BLITZER: I think it's fair to say, and I'm sure you'll agree, that the public has a different perception, by and large, of the president as well. Only today, in this latest Gallup Poll, the most admired man in the country with a record -- a record percentage, almost 40 percent. Are you surprised by this transformation?

GERGEN: Well, actually, I am. And I am very pleasantly surprised. And it's -- he's a man who seems to have grown into the job. Now there's some from Texas who say, no, this was the man who was always our governor, you just didn't -- it was not what you saw. He was a little hesitant when he first came to Washington.

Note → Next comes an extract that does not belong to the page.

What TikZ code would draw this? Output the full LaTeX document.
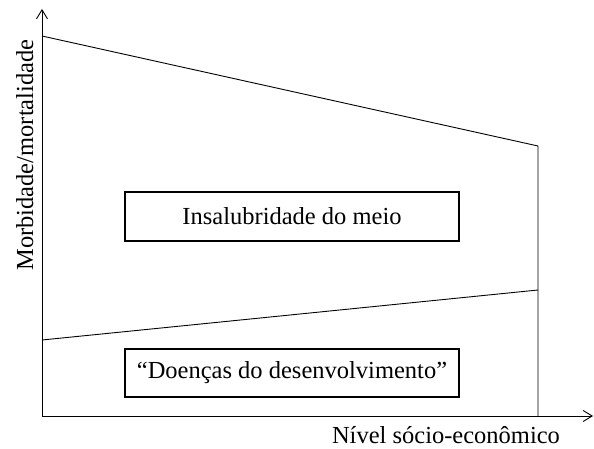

But, my sense is that he is a man who has risen to the challenge. Unlike Rumsfeld, he's grown up. If anything, Wolf, he's the epitomy of what we've been seeing this past year, and that is for so many of these folks, it's the coming of age of the baby boom generation. These are people who are born in the 1940's whose growing up years were the 60s. And this generation didn't seem to be catching hold. And here in the post-September 11 period, they really have. They have really lived up to it, Bush, Giuliani, Cheney and others.

BLITZER: Speaking about Cheney, you and I have known him for a long time. He's always had a very steady, sober image out there, especially during the Persian Gulf War. I don't think that the public has really changed its attitude all that much as far as Dick Cheney is concerned.

GERGEN: I think that's right. We're -- the Cheney we're seeing now is the steady figure that we saw in the Persian Gulf War. And I knew Dick Cheney when he was Don Rumsfeld's deputy. Way back in the Ford White House, Rumsfeld was chief of staff and then Rumy moved over to the Defense Department and Dick moved up at the tender age, I think, of about 35 years old to become chief of staff to President Ford. And that's when, I really think, Dick's growing-up period took place. He was transformed by that job. He did a marvelous job there.

And there were many of us who wondered then if he wouldn't be a good president. We just didn't know how he could get there.

BLITZER: But some people have suggested that all of the Bush administration officials have not necessarily had positive transformations. Let's take a look at Tommy Thompson, for example, the secretary of health and human resources. His -- I guess dealing with the anthrax scare didn't necessarily bode him all that well?

GERGEN: Yes. And that was surprise, too. And the reason it was a surprise was Tommy Thompson when he was governor of Wisconsin, as he was for many years, was a superb governor, one of the best governors of the 20th century. But I think the transition to Washington -- it's a different town, it's a different place to operate -- and of course you're not in charge as a cabinet officer. And he did have some early stumbles. I think from my source say he's doing much better job now than he was in the early weeks after September 11.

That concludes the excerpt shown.